NC Sports Hall of Fame is honored to announce its 2021 induction class. The new members, listed alphabetically, are Debbie Antonelli, Mack Brown, Dennis Craddock, Dr. Charles Kernodle, Mac Morris(Page High School basketball coach), Trot Nixon, Julius Peppers, Bobby Purcell, Judy Rose, Tim Stevens and Donnell Woolford. They will be enshrined during the 57th annual Induction Banquet on the evening of Friday, July 23, 2021 at the Raleigh Convention Center.
June 30, 2021 (RALEIGH, N.C.) — The North Carolina Sports Hall of Fame has selected 11 outstanding North Carolina sports figures for induction into the North Carolina Sports Hall of Fame.
The inductees will be enshrined at the 57th annual induction ceremony at the Raleigh Convention Center on Friday, July 23, at 7 p.m. Two of the inductees will be inducted posthumously.
The N.C. Sports Hall of Fame, currently with 363 members, was established in 1963 and is located at the N.C. Museum of History.
A brief biography of each inductee follows. The 2021 induction class, listed alphabetically, includes Debbie Antonelli, Mack Brown, Dennis Craddock, Dr. Charles Kernodle Jr., Mac Morris, Trot Nixon, Julius Peppers, Bobby Purcell, Judy Rose, Tim Stevens and Donnell Woolford. Inductees being inducted posthumously are indicated by an asterisk below:
Debbie Antonelli – With more than three decades as a full-time broadcaster for ESPN, Antonelli is one of the best-known female college and professional women’s basketball television analysts in America today. An Emmy Award winner and Gracie Award winner for broadcasting, she is also known for her on-air commentary for men’s basketball, and in 2017, Antonelli became the first woman in 22 years to be a color analyst during the NCAA Men’s Basketball Tournament.
Mack Brown – After recently completing his 12th season as head football coach at the University of North Carolina at Chapel Hill, Brown has compiled a record of 253-121-1 (.664) in his tenure as a head coach at the Football Bowl Subdivision level. His 253 career victories rank 10th on the all-time list and are the most among active coaches. A two-time national coach of the year (2005 and 2008), Brown is 14-9 in post-season bowl games, with his 2005 Texas team winning the national championship with a 41-38 win over USC.
Dennis Craddock* – One of the most successful coaches in Atlantic Coast Conference history, Craddock coached the men’s and women’s cross-country and track-and-field teams at the University of North Carolina at Chapel Hill for 27 years, winning 45 conference championships, more than any coach in any sport in the history of the league. He was named ACC Coach of the Year 31 times, and 25 of his athletes won 38 NCAA titles, while 19 of his stars competed in the Olympics, winning five gold and two bronze medals.
Dr. Charles Kernodle Jr.* – Kernodle had been the Burlington Williams High School football team doctor for more than 60 years.

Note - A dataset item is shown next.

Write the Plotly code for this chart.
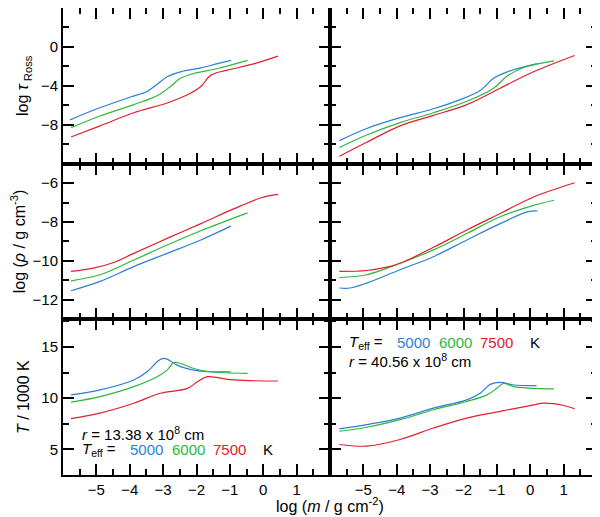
import plotly.graph_objects as go
from plotly.subplots import make_subplots

# log column mass (left: r = 13.38e8 cm, right: r = 40.56e8 cm)
teff = ["5000", "6000", "7500"]
colors = ["#2a7fd8", "#2db83d", "#e0202e"]

# --- log tau_Ross ---
tau_l_x = [
    [-5.79, -4.98, -3.98, -3.48, -3.18, -2.88, -2.48, -1.87, -1.37, -0.97],
    [-5.76, -4.89, -3.88, -3.18, -2.78, -2.48, -2.08, -1.37, -0.47],
    [-5.76, -4.89, -3.88, -2.88, -2.27, -1.87, -1.57, -1.07, -0.27, 0.44],
]
tau_l_y = [
    [-7.5, -6.36, -5.15, -4.58, -3.84, -3.06, -2.56, -2.15, -1.72, -1.38],
    [-8.3, -7.1, -5.93, -5.02, -4.07, -3.23, -2.73, -2.22, -1.38],
    [-9.26, -8.11, -6.77, -5.76, -4.92, -4.07, -2.9, -2.39, -1.72, -0.94],
]
tau_r_x = [
    [-5.72, -4.9, -3.9, -2.9, -2.1, -1.5, -1.1, -0.69, 0.21],
    [-5.72, -4.9, -3.9, -2.9, -1.9, -1.1, -0.69, -0.19, 0.71],
    [-5.72, -4.9, -3.9, -2.9, -1.9, -0.9, 0.1, 1.33],
]
tau_r_y = [
    [-9.63, -8.38, -7.27, -6.36, -5.42, -4.48, -3.23, -2.56, -1.72],
    [-10.34, -9.06, -7.78, -6.77, -5.59, -4.24, -3.0, -2.12, -1.44],
    [-11.24, -9.8, -8.11, -7.04, -5.93, -4.24, -2.56, -0.88],
]

# --- log rho ---
rho_l_x = [
    [-5.76, -4.89, -3.88, -2.88, -1.87, -0.97],
    [-5.76, -4.89, -3.88, -2.88, -1.87, -0.47],
    [-5.76, -5.09, -4.48, -3.88, -2.88, -1.87, -0.87, -0.06, 0.44],
]
rho_l_y = [
    [-11.53, -11.05, -10.29, -9.61, -8.92, -8.21],
    [-11.02, -10.71, -9.95, -9.18, -8.45, -7.53],
    [-10.54, -10.37, -10.08, -9.61, -8.84, -8.08, -7.31, -6.75, -6.58],
]
rho_r_x = [
    [-5.72, -5.4, -4.9, -3.9, -2.9, -1.9, -0.9, -0.09, 0.21],
    [-5.72, -4.9, -3.9, -2.9, -1.9, -0.9, 0.1, 0.71],
    [-5.72, -4.9, -4.3, -3.9, -2.9, -1.9, -0.9, 0.1, 1.33],
]
rho_r_y = [
    [-11.39, -11.39, -11.14, -10.45, -9.78, -8.92, -8.08, -7.48, -7.43],
    [-10.85, -10.71, -10.12, -9.43, -8.59, -7.73, -7.14, -6.88],
    [-10.54, -10.49, -10.32, -10.12, -9.3, -8.41, -7.56, -6.71, -5.98],
]

# --- T / 1000 K ---
t_l_x = [
    [-5.76, -4.89, -3.88, -3.48, -3.18, -3.03, -2.88, -2.58, -2.08, -1.67, -0.97],
    [-5.76, -4.89, -3.88, -3.18, -2.88, -2.68, -2.48, -2.08, -1.57, -0.47],
    [-5.76, -4.89, -3.88, -3.08, -2.27, -1.97, -1.67, -1.37, -0.87, 0.44],
]
t_l_y = [
    [10.32, 10.81, 11.78, 12.58, 13.55, 13.87, 13.81, 13.23, 12.74, 12.58, 12.58],
    [9.61, 10.16, 11.13, 12.1, 12.74, 13.48, 13.39, 12.9, 12.58, 12.42],
    [8.0, 8.55, 9.51, 10.48, 10.96, 11.61, 12.1, 12.0, 11.78, 11.68],
]
t_r_x = [
    [-5.72, -4.9, -3.9, -2.9, -1.9, -1.5, -1.2, -0.9, -0.49, 0.19],
    [-5.72, -4.9, -3.9, -2.9, -1.9, -1.3, -1.0, -0.8, -0.49, 0.71],
    [-5.72, -4.9, -3.9, -2.9, -1.9, -0.9, 0.1, 0.4, 1.0, 1.33],
]
t_r_y = [
    [7.0, 7.42, 8.06, 9.03, 9.84, 10.48, 11.35, 11.55, 11.29, 11.22],
    [6.77, 7.16, 7.9, 8.87, 9.68, 10.32, 10.96, 11.45, 11.13, 10.9],
    [5.48, 5.32, 5.97, 7.09, 8.06, 8.71, 9.35, 9.51, 9.29, 8.97],
]

x_ticks = [-5, -4, -3, -2, -1, 0, 1]
y_ticks = {1: [-8, -4, 0], 2: [-12, -10, -8, -6], 3: [5, 10, 15]}

panels = [
    (1, 1, tau_l_x, tau_l_y), (1, 2, tau_r_x, tau_r_y),
    (2, 1, rho_l_x, rho_l_y), (2, 2, rho_r_x, rho_r_y),
    (3, 1, t_l_x, t_l_y), (3, 2, t_r_x, t_r_y),
]

fig = make_subplots(rows=3, cols=2, horizontal_spacing=0, vertical_spacing=0)

for row, col, xs, ys in panels:
    for i in range(3):
        fig.add_trace(go.Scatter(x=xs[i], y=ys[i], mode="lines", line_shape="spline",
                                 line=dict(color=colors[i], width=1.2),
                                 showlegend=False), row=row, col=col)

axis_common = dict(showline=True, linecolor="black", linewidth=2, mirror="ticks",
                   ticks="inside", ticklen=11, tickcolor="black", tickwidth=2,
                   showgrid=False, zeroline=False, automargin=False,
                   tickfont=dict(size=15, color="black"))


def minor(step):
    return dict(ticks="inside", ticklen=6, dtick=step, tick0=0,
                tickcolor="black", tickwidth=2, showgrid=False)


for row in (1, 2, 3):
    for col in (1, 2):
        fig.update_xaxes(range=[-6, 2], tickmode="array", tickvals=x_ticks,
                         minor=minor(0.5), showticklabels=(row == 3),
                         row=row, col=col, **axis_common)

y_specs = {
    1: dict(range=[-12, 4], minor=minor(2)),
    2: dict(range=[-13, -5], minor=minor(1)),
    3: dict(range=[2.5, 17.7], minor=minor(2.5)),
}
y_titles = {
    1: "log <i>τ</i><sub> Ross</sub>",
    2: "log (<i>ρ</i> / g cm<sup>-3</sup>)",
    3: "<i>T</i> / 1000 K",
}
for row in (1, 2, 3):
    for col in (1, 2):
        fig.update_yaxes(tickmode="array", tickvals=y_ticks[row],
                         showticklabels=(col == 1), row=row, col=col,
                         **y_specs[row], **axis_common)
    fig.update_yaxes(title=dict(text=y_titles[row], font=dict(size=16, color="black"),
                                standoff=8), row=row, col=1)

fig.add_annotation(text="log (<i>m</i> / g cm<sup>-2</sup>)", xref="paper", yref="paper",
                   x=0.5, y=-0.064, xanchor="center", yanchor="middle", showarrow=False,
                   font=dict(size=16, color="black"))


# legend-like labels inside the T panels
def label_block(xref, yref, x0, y_teff, y_r, r_text):
    fig.add_annotation(text="<i>T</i><sub>eff</sub> =", x=x0, y=y_teff, xref=xref, yref=yref,
                       xanchor="left", showarrow=False, font=dict(size=15, color="black"))
    for i, (dx, t) in enumerate(zip([2.0, 3.25, 4.5], teff)):
        fig.add_annotation(text=t, x=x0 + dx, y=y_teff, xref=xref, yref=yref,
                           xanchor="center", showarrow=False,
                           font=dict(size=15, color=colors[i]))
    fig.add_annotation(text="K", x=x0 + 5.63, y=y_teff, xref=xref, yref=yref,
                       xanchor="center", showarrow=False, font=dict(size=15, color="black"))
    fig.add_annotation(text=r_text, x=x0, y=y_r, xref=xref, yref=yref,
                       xanchor="left", showarrow=False, font=dict(size=15, color="black"))


label_block("x5", "y5", -5.5, 4.96, 6.6, "<i>r</i> = 13.38 x 10<sup>8</sup> cm")
label_block("x6", "y6", -5.5, 15.48, 13.64, "<i>r</i> = 40.56 x 10<sup>8</sup> cm")

# the page body adds an 8 px offset, so the figure is 8 px smaller than the window;
# touching subplots draw their own backgrounds, so keep those transparent
fig.update_layout(width=592, height=509, plot_bgcolor="rgba(0,0,0,0)", paper_bgcolor="white",
                  margin=dict(l=55, r=3, t=0, b=42),
                  font=dict(family="Liberation Sans, Arial, sans-serif", color="black"))

fig.write_html("out.html")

He had lived in Burlington since 1949 and had missed only a few home or away games during that time. The football field at Williams High was named in his honor on his 90th birthday in 2007. In addition to his duties at Williams, he also helped with the football and basketball teams at Elon University.
Mac Morris – A member of the NCHSAA Hall of Fame and the co-executive director of the North Carolina Coaches Association, Morris served as the head basketball coach at Greensboro’s Page High School for 25 years and compiled a 456-151 (.751) record that included state 4-A titles in 1979, 1983 and 1990. Both his 1983 and his 1990 teams were undefeated at 26-0 and 31-0, respectively. The 1983 team ranked second nationally by USA Today, and he was named the AP Coach of the Year.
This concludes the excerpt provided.